**Problem description:**
Your task is to repeat the lines below exactly, excluding any pictures they contain.

───

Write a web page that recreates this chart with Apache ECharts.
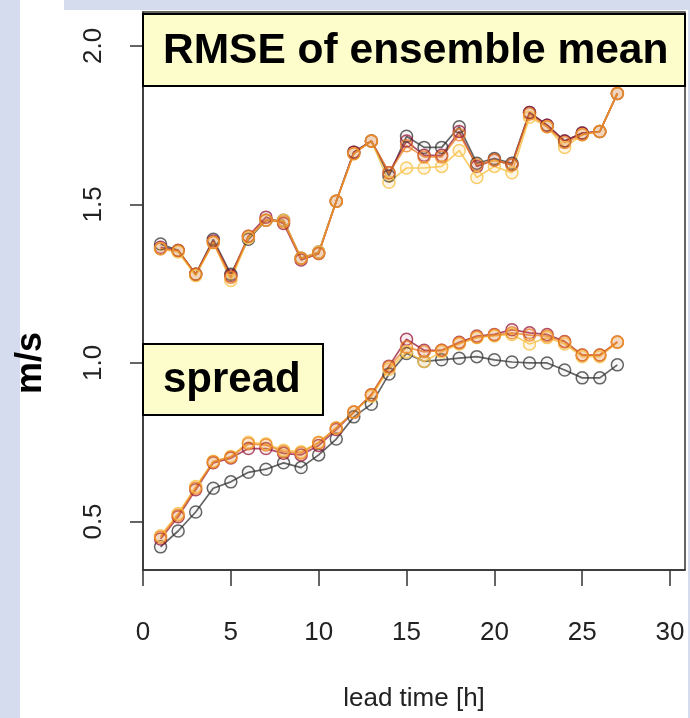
<!DOCTYPE html>
<html>
<head>
<meta charset="utf-8">
<script src="https://cdn.jsdelivr.net/npm/echarts@6/dist/echarts.min.js"></script>
<style>
  html, body { margin: 0; padding: 0; background: #d5dcee; }
  #bg { position: absolute; left: 20px; top: 10px; width: 668px; height: 708px; background: #ffffff; }
  #bg2 { position: absolute; left: 20px; top: 0px; width: 44px; height: 10px; background: #ffffff; }
  #chart { position: absolute; left: 0; top: 0; width: 690px; height: 718px; }
</style>
</head>
<body>
<div id="bg"></div>
<div id="bg2"></div>
<div id="chart"></div>
<script>
// ---- data ----
const leadTimes = [1,2,3,4,5,6,7,8,9,10,11,12,13,14,15,16,17,18,19,20,21,22,23,24,25,26,27];
const xTicks = [0,5,10,15,20,25,30];
const yTicks = [0.5,1.0,1.5,2.0];

const rmseGray   = [1.375,1.355,1.28,1.39,1.28,1.39,1.45,1.45,1.33,1.35,1.51,1.665,1.70,1.59,1.715,1.68,1.68,1.745,1.63,1.645,1.63,1.79,1.75,1.70,1.725,1.73,1.85];
const rmseRed    = [1.365,1.355,1.28,1.385,1.275,1.40,1.46,1.44,1.325,1.345,1.51,1.665,1.70,1.60,1.70,1.655,1.655,1.73,1.62,1.64,1.625,1.79,1.75,1.70,1.725,1.73,1.85];
const rmseOrange = [1.36,1.355,1.28,1.38,1.27,1.40,1.45,1.445,1.33,1.345,1.51,1.66,1.70,1.60,1.685,1.65,1.65,1.72,1.625,1.64,1.625,1.785,1.745,1.695,1.72,1.73,1.85];
const rmseYellow = [1.36,1.35,1.275,1.38,1.26,1.395,1.45,1.45,1.33,1.35,1.51,1.66,1.70,1.57,1.615,1.615,1.62,1.67,1.585,1.62,1.60,1.775,1.745,1.68,1.72,1.73,1.85];

const spreadGray   = [0.42,0.47,0.53,0.605,0.625,0.655,0.665,0.685,0.67,0.71,0.76,0.83,0.87,0.965,1.03,1.005,1.01,1.015,1.02,1.01,1.003,1.0,1.0,0.978,0.953,0.953,0.994];
const spreadRed    = [0.445,0.515,0.60,0.685,0.70,0.73,0.73,0.715,0.71,0.74,0.79,0.845,0.90,0.99,1.075,1.04,1.04,1.065,1.085,1.09,1.105,1.095,1.09,1.068,1.025,1.025,1.066];
const spreadOrange = [0.45,0.52,0.605,0.688,0.703,0.745,0.741,0.72,0.716,0.748,0.795,0.845,0.90,0.987,1.05,1.035,1.04,1.063,1.082,1.088,1.095,1.088,1.085,1.066,1.025,1.025,1.066];
const spreadYellow = [0.455,0.525,0.61,0.69,0.705,0.75,0.745,0.725,0.72,0.75,0.795,0.845,0.895,0.98,1.035,1.005,1.035,1.06,1.08,1.085,1.09,1.06,1.08,1.06,1.02,1.02,1.065];

// ---- styles ----
const members = [
  { name: 'gray',   color: 'rgba(50,50,50,0.75)',   fill: 'rgba(50,50,50,0.04)',   rmse: rmseGray,   spread: spreadGray },
  { name: 'red',    color: 'rgba(150,20,55,0.75)',  fill: 'rgba(150,20,55,0.08)',  rmse: rmseRed,    spread: spreadRed },
  { name: 'yellow', color: 'rgba(248,196,80,0.85)', fill: 'rgba(248,196,80,0.15)', rmse: rmseYellow, spread: spreadYellow },
  { name: 'orange', color: 'rgba(235,125,30,0.75)', fill: 'rgba(235,125,30,0.12)', rmse: rmseOrange, spread: spreadOrange }
];

function mkSeries(name, vals, m) {
  return {
    name: name,
    type: 'line',
    data: leadTimes.map((t, i) => [t, vals[i]]),
    symbol: 'circle',
    symbolSize: 12,
    showSymbol: true,
    lineStyle: { color: m.color, width: 1.7 },
    itemStyle: { color: m.fill, borderColor: m.color, borderWidth: 1.5 },
    emphasis: { disabled: true },
    animation: false
  };
}

const series = [];
members.forEach(m => {
  series.push(mkSeries('RMSE ' + m.name, m.rmse, m));
  series.push(mkSeries('spread ' + m.name, m.spread, m));
});

const font = 'Liberation Sans, Arial, sans-serif';

const option = {
  animation: false,
  backgroundColor: 'transparent',
  grid: {
    left: 143, right: 5, top: 12, bottom: 148,
    show: true, borderColor: '#333', borderWidth: 1.5, backgroundColor: 'transparent'
  },
  xAxis: {
    type: 'value',
    min: 0, max: 30.85,
    interval: 5,
    name: 'lead time [h]',
    nameLocation: 'middle',
    nameGap: 116,
    nameTextStyle: { fontFamily: font, fontSize: 26, color: '#222' },
    axisLine: { show: true, onZero: false, lineStyle: { color: '#333', width: 1.5 } },
    axisTick: { show: true, length: 16, customValues: xTicks, lineStyle: { color: '#333', width: 1.5 } },
    axisLabel: { customValues: xTicks, margin: 50, fontFamily: font, fontSize: 26, color: '#222' },
    splitLine: { show: false }
  },
  yAxis: {
    type: 'value',
    min: 0.347, max: 2.107,
    axisLine: { show: true, onZero: false, lineStyle: { color: '#333', width: 1.5 } },
    axisTick: { show: true, length: 13, customValues: yTicks, lineStyle: { color: '#333', width: 1.5 } },
    axisLabel: {
      customValues: yTicks, rotate: 90, margin: 36,
      fontFamily: font, fontSize: 26, color: '#222',
      formatter: v => Number(v).toFixed(1)
    },
    splitLine: { show: false }
  },
  graphic: [
    {
      type: 'rect', z: 100,
      shape: { x: 143, y: 14, width: 542, height: 72 },
      style: { fill: '#fdfdcb', stroke: '#000', lineWidth: 2 }
    },
    {
      type: 'text', z: 101, x: 163, y: 51,
      style: { text: 'RMSE of ensemble mean', font: 'bold 42.5px ' + font, fill: '#000', verticalAlign: 'middle', align: 'left' }
    },
    {
      type: 'rect', z: 100,
      shape: { x: 143, y: 344, width: 180, height: 71 },
      style: { fill: '#fdfdcb', stroke: '#000', lineWidth: 2 }
    },
    {
      type: 'text', z: 101, x: 163, y: 380,
      style: { text: 'spread', font: 'bold 42px ' + font, fill: '#000', verticalAlign: 'middle', align: 'left' }
    },
    {
      type: 'text', z: 101, x: 31, y: 363, rotation: Math.PI / 2,
      style: { text: 'm/s', font: 'bold 36px ' + font, fill: '#000', verticalAlign: 'middle', align: 'center' }
    }
  ],
  series: series
};

const chart = echarts.init(document.getElementById('chart'), null, { renderer: 'canvas' });
chart.setOption(option);
</script>
</body>
</html>
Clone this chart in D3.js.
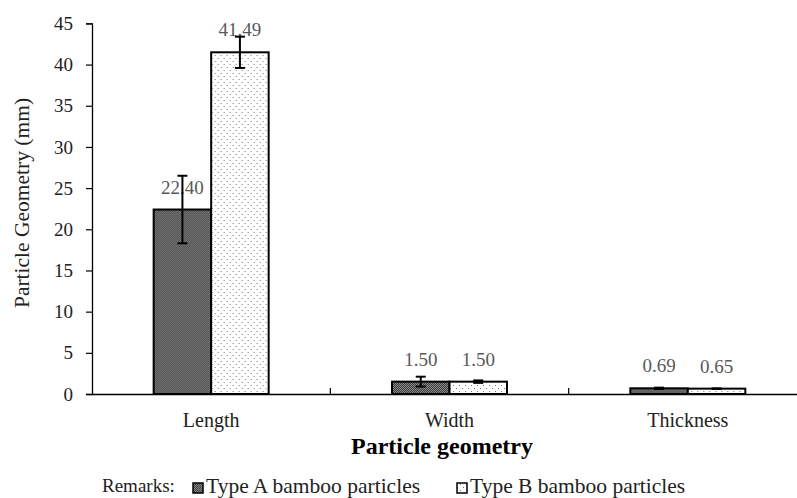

───

**Expected answer:**
Write a web page that recreates this chart with Apache ECharts.
<!DOCTYPE html>
<html>
<head>
<meta charset="utf-8">
<script src="https://cdn.jsdelivr.net/npm/echarts@6/dist/echarts.min.js"></script>
<style>
  html, body { margin: 0; padding: 0; background: #d5dcee; }
  #bg { position: absolute; left: 20px; top: 10px; width: 668px; height: 708px; background: #ffffff; }
  #bg2 { position: absolute; left: 20px; top: 0px; width: 44px; height: 10px; background: #ffffff; }
  #chart { position: absolute; left: 0; top: 0; width: 690px; height: 718px; }
</style>
</head>
<body>
<div id="bg"></div>
<div id="bg2"></div>
<div id="chart"></div>
<script>
// ---- data ----
const leadTimes = [1,2,3,4,5,6,7,8,9,10,11,12,13,14,15,16,17,18,19,20,21,22,23,24,25,26,27];
const xTicks = [0,5,10,15,20,25,30];
const yTicks = [0.5,1.0,1.5,2.0];

const rmseGray   = [1.375,1.355,1.28,1.39,1.28,1.39,1.45,1.45,1.33,1.35,1.51,1.665,1.70,1.59,1.715,1.68,1.68,1.745,1.63,1.645,1.63,1.79,1.75,1.70,1.725,1.73,1.85];
const rmseRed    = [1.365,1.355,1.28,1.385,1.275,1.40,1.46,1.44,1.325,1.345,1.51,1.665,1.70,1.60,1.70,1.655,1.655,1.73,1.62,1.64,1.625,1.79,1.75,1.70,1.725,1.73,1.85];
const rmseOrange = [1.36,1.355,1.28,1.38,1.27,1.40,1.45,1.445,1.33,1.345,1.51,1.66,1.70,1.60,1.685,1.65,1.65,1.72,1.625,1.64,1.625,1.785,1.745,1.695,1.72,1.73,1.85];
const rmseYellow = [1.36,1.35,1.275,1.38,1.26,1.395,1.45,1.45,1.33,1.35,1.51,1.66,1.70,1.57,1.615,1.615,1.62,1.67,1.585,1.62,1.60,1.775,1.745,1.68,1.72,1.73,1.85];

const spreadGray   = [0.42,0.47,0.53,0.605,0.625,0.655,0.665,0.685,0.67,0.71,0.76,0.83,0.87,0.965,1.03,1.005,1.01,1.015,1.02,1.01,1.003,1.0,1.0,0.978,0.953,0.953,0.994];
const spreadRed    = [0.445,0.515,0.60,0.685,0.70,0.73,0.73,0.715,0.71,0.74,0.79,0.845,0.90,0.99,1.075,1.04,1.04,1.065,1.085,1.09,1.105,1.095,1.09,1.068,1.025,1.025,1.066];
const spreadOrange = [0.45,0.52,0.605,0.688,0.703,0.745,0.741,0.72,0.716,0.748,0.795,0.845,0.90,0.987,1.05,1.035,1.04,1.063,1.082,1.088,1.095,1.088,1.085,1.066,1.025,1.025,1.066];
const spreadYellow = [0.455,0.525,0.61,0.69,0.705,0.75,0.745,0.725,0.72,0.75,0.795,0.845,0.895,0.98,1.035,1.005,1.035,1.06,1.08,1.085,1.09,1.06,1.08,1.06,1.02,1.02,1.065];

// ---- styles ----
const members = [
  { name: 'gray',   color: 'rgba(50,50,50,0.75)',   fill: 'rgba(50,50,50,0.04)',   rmse: rmseGray,   spread: spreadGray },
  { name: 'red',    color: 'rgba(150,20,55,0.75)',  fill: 'rgba(150,20,55,0.08)',  rmse: rmseRed,    spread: spreadRed },
  { name: 'yellow', color: 'rgba(248,196,80,0.85)', fill: 'rgba(248,196,80,0.15)', rmse: rmseYellow, spread: spreadYellow },
  { name: 'orange', color: 'rgba(235,125,30,0.75)', fill: 'rgba(235,125,30,0.12)', rmse: rmseOrange, spread: spreadOrange }
];

function mkSeries(name, vals, m) {
  return {
    name: name,
    type: 'line',
    data: leadTimes.map((t, i) => [t, vals[i]]),
    symbol: 'circle',
    symbolSize: 12,
    showSymbol: true,
    lineStyle: { color: m.color, width: 1.7 },
    itemStyle: { color: m.fill, borderColor: m.color, borderWidth: 1.5 },
    emphasis: { disabled: true },
    animation: false
  };
}

const series = [];
members.forEach(m => {
  series.push(mkSeries('RMSE ' + m.name, m.rmse, m));
  series.push(mkSeries('spread ' + m.name, m.spread, m));
});

const font = 'Liberation Sans, Arial, sans-serif';

const option = {
  animation: false,
  backgroundColor: 'transparent',
  grid: {
    left: 143, right: 5, top: 12, bottom: 148,
    show: true, borderColor: '#333', borderWidth: 1.5, backgroundColor: 'transparent'
  },
  xAxis: {
    type: 'value',
    min: 0, max: 30.85,
    interval: 5,
    name: 'lead time [h]',
    nameLocation: 'middle',
    nameGap: 116,
    nameTextStyle: { fontFamily: font, fontSize: 26, color: '#222' },
    axisLine: { show: true, onZero: false, lineStyle: { color: '#333', width: 1.5 } },
    axisTick: { show: true, length: 16, customValues: xTicks, lineStyle: { color: '#333', width: 1.5 } },
    axisLabel: { customValues: xTicks, margin: 50, fontFamily: font, fontSize: 26, color: '#222' },
    splitLine: { show: false }
  },
  yAxis: {
    type: 'value',
    min: 0.347, max: 2.107,
    axisLine: { show: true, onZero: false, lineStyle: { color: '#333', width: 1.5 } },
    axisTick: { show: true, length: 13, customValues: yTicks, lineStyle: { color: '#333', width: 1.5 } },
    axisLabel: {
      customValues: yTicks, rotate: 90, margin: 36,
      fontFamily: font, fontSize: 26, color: '#222',
      formatter: v => Number(v).toFixed(1)
    },
    splitLine: { show: false }
  },
  graphic: [
    {
      type: 'rect', z: 100,
      shape: { x: 143, y: 14, width: 542, height: 72 },
      style: { fill: '#fdfdcb', stroke: '#000', lineWidth: 2 }
    },
    {
      type: 'text', z: 101, x: 163, y: 51,
      style: { text: 'RMSE of ensemble mean', font: 'bold 42.5px ' + font, fill: '#000', verticalAlign: 'middle', align: 'left' }
    },
    {
      type: 'rect', z: 100,
      shape: { x: 143, y: 344, width: 180, height: 71 },
      style: { fill: '#fdfdcb', stroke: '#000', lineWidth: 2 }
    },
    {
      type: 'text', z: 101, x: 163, y: 380,
      style: { text: 'spread', font: 'bold 42px ' + font, fill: '#000', verticalAlign: 'middle', align: 'left' }
    },
    {
      type: 'text', z: 101, x: 31, y: 363, rotation: Math.PI / 2,
      style: { text: 'm/s', font: 'bold 36px ' + font, fill: '#000', verticalAlign: 'middle', align: 'center' }
    }
  ],
  series: series
};

const chart = echarts.init(document.getElementById('chart'), null, { renderer: 'canvas' });
chart.setOption(option);
</script>
</body>
</html>
Clone this chart in D3.js.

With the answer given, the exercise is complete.